··· Task data
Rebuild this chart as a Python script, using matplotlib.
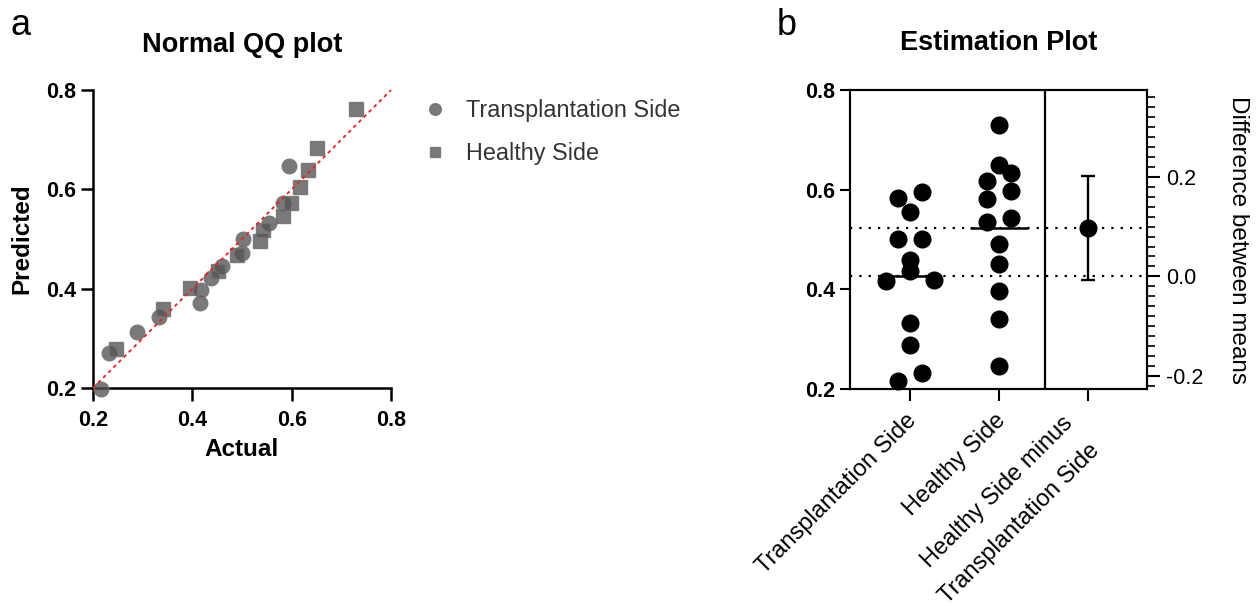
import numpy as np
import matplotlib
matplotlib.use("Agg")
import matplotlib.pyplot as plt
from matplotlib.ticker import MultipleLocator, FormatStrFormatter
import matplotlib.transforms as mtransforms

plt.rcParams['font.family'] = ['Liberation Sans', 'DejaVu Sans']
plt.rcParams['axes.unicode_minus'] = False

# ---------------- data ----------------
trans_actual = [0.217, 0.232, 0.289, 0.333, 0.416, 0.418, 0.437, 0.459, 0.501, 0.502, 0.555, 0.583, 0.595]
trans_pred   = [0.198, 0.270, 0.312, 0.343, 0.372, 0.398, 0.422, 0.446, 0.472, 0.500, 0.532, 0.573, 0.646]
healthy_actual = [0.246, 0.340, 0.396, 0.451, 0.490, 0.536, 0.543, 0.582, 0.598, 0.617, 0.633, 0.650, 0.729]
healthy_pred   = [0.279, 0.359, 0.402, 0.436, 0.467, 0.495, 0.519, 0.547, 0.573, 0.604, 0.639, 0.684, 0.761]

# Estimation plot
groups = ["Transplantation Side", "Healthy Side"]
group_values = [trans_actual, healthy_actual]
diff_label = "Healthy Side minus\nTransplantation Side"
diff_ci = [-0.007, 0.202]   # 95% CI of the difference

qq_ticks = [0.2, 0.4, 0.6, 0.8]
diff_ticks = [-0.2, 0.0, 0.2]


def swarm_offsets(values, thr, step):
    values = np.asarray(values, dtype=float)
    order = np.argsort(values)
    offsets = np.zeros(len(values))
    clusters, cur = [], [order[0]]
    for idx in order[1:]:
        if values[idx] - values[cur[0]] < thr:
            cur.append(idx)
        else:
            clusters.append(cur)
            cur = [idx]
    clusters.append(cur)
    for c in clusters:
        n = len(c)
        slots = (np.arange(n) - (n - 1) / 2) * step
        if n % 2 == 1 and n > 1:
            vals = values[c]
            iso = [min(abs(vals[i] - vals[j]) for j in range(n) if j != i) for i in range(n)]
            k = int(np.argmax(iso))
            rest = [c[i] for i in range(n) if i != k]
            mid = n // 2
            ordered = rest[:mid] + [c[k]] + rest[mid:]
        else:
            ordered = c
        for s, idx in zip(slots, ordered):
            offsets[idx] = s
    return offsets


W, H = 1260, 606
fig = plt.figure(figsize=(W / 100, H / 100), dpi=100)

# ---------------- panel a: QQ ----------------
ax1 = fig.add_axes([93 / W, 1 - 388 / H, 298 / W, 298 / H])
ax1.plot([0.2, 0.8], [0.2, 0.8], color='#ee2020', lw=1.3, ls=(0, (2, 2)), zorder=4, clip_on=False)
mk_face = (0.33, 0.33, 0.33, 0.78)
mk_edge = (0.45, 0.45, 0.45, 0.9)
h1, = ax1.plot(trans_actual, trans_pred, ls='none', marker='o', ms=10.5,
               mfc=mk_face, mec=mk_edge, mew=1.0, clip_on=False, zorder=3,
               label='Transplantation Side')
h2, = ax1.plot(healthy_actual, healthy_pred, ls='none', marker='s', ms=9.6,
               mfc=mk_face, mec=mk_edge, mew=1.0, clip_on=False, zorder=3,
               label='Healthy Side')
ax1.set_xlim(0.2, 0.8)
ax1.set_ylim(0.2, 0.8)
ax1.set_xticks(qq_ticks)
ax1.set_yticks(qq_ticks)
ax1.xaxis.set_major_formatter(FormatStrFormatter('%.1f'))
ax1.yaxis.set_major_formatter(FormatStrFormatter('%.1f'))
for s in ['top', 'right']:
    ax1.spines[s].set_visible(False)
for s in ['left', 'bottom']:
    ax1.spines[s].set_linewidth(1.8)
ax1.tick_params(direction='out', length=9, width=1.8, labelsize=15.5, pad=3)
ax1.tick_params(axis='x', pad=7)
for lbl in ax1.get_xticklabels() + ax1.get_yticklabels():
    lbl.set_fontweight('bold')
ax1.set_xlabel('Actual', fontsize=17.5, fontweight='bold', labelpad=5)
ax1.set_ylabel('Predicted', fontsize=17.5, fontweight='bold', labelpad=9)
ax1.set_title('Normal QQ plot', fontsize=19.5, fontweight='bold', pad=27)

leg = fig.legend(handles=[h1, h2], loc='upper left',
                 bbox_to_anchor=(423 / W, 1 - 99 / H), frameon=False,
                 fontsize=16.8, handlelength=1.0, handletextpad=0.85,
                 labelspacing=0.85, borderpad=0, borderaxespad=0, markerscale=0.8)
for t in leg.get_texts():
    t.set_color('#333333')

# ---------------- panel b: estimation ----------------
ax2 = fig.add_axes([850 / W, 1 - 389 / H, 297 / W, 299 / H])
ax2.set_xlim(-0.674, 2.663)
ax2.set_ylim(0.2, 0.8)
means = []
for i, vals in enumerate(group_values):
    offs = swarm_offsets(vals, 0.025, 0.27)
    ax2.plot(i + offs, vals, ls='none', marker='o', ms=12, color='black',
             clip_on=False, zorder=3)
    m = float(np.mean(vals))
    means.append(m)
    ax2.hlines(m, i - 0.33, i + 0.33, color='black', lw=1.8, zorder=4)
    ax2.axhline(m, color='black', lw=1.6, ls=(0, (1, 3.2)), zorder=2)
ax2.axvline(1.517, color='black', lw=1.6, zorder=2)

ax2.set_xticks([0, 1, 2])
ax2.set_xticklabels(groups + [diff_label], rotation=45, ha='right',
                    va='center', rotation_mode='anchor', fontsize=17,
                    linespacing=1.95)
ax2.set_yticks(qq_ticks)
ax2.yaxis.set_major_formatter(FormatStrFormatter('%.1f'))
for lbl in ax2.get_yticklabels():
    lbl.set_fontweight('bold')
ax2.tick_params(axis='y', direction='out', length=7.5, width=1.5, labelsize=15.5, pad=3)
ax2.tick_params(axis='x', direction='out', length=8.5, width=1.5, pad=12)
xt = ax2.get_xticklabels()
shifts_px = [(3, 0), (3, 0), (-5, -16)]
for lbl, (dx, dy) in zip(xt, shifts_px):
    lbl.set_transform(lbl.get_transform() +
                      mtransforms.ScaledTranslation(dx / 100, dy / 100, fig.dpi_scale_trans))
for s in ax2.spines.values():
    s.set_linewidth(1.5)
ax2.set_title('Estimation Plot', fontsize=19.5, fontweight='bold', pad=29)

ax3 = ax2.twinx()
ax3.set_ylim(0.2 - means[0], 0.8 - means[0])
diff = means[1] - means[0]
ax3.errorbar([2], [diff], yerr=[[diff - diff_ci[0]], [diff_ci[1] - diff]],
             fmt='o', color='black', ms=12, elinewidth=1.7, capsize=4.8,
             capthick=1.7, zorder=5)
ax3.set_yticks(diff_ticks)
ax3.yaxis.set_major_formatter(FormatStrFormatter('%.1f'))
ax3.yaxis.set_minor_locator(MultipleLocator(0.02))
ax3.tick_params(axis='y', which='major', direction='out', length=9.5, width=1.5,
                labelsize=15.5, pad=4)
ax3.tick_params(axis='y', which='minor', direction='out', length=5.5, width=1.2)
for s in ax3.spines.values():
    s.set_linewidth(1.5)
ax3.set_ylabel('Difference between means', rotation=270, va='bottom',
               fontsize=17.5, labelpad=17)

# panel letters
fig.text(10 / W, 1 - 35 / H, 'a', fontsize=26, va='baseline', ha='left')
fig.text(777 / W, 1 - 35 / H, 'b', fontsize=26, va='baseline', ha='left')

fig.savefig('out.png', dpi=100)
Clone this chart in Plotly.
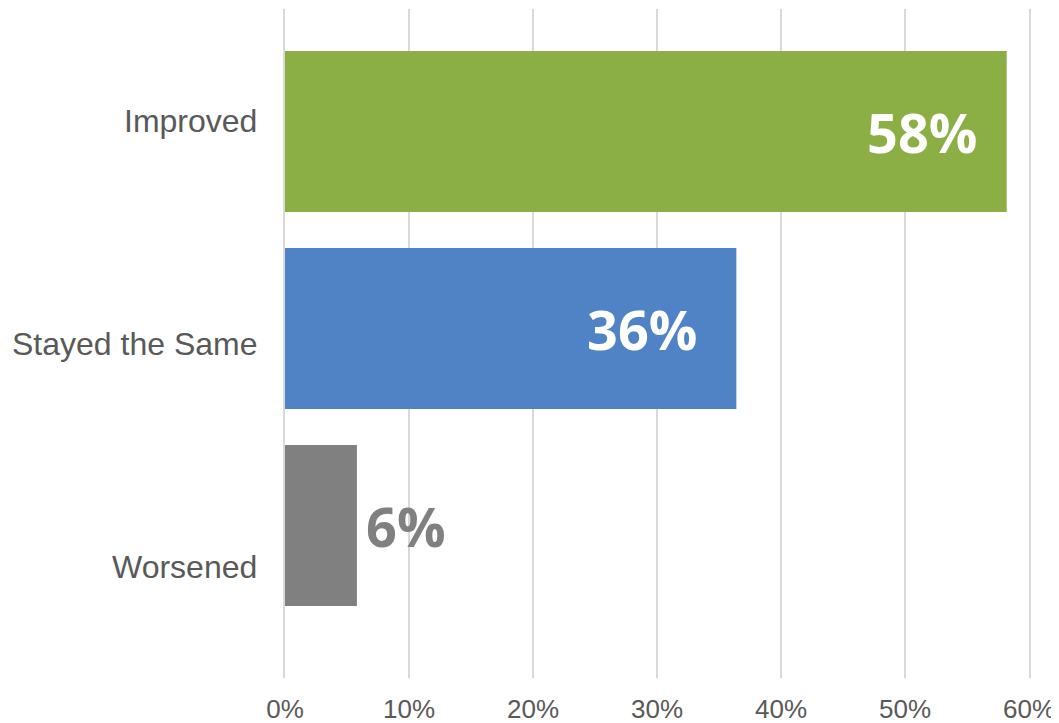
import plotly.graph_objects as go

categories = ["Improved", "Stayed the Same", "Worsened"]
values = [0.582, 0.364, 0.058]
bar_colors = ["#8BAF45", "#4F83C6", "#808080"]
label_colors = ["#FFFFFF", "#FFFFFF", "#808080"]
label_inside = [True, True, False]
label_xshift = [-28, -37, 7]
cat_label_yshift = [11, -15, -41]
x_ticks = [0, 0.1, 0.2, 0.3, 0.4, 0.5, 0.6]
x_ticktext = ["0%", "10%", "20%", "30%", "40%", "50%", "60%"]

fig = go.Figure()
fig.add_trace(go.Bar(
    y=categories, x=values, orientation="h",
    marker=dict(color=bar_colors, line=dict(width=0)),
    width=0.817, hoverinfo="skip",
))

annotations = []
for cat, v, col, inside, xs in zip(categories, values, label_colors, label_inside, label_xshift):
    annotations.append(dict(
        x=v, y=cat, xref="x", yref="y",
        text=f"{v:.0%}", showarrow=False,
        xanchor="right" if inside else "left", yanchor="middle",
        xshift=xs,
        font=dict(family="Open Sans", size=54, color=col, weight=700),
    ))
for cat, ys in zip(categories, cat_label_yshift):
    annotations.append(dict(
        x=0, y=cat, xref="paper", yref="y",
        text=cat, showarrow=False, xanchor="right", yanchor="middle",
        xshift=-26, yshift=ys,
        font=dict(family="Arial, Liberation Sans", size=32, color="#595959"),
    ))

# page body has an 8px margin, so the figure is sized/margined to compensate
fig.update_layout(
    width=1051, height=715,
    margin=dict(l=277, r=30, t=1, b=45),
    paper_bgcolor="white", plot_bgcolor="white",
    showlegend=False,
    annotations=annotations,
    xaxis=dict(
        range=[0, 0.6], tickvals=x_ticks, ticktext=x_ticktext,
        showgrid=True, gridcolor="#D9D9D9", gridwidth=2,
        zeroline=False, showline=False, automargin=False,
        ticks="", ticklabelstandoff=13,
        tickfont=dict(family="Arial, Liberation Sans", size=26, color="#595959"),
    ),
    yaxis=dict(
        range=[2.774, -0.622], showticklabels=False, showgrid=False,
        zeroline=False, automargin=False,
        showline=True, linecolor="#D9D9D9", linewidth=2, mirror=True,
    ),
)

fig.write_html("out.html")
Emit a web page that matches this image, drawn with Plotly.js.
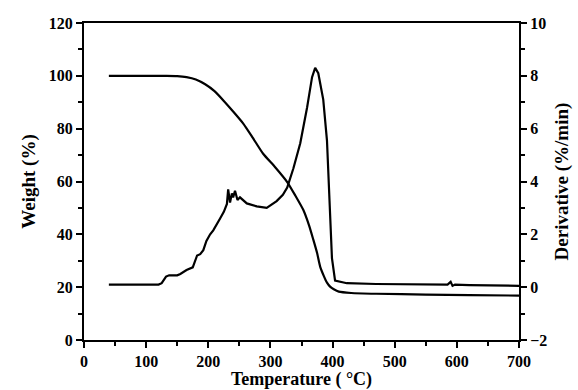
······
→ **Exercise description**:
Transcribe, from the records above, the first line and every line after it up to and including the line with "plt.rcParams['axes.unicode_minus'] = False"; omit pictures.

→ **Result below**:
Rebuild this chart as a Python script, using matplotlib.
import numpy as np
import matplotlib
matplotlib.use("Agg")
import matplotlib.pyplot as plt
from matplotlib.ticker import MultipleLocator, FormatStrFormatter
import matplotlib.transforms as mtransforms

plt.rcParams['font.family'] = ['Liberation Sans', 'DejaVu Sans']
plt.rcParams['axes.unicode_minus'] = False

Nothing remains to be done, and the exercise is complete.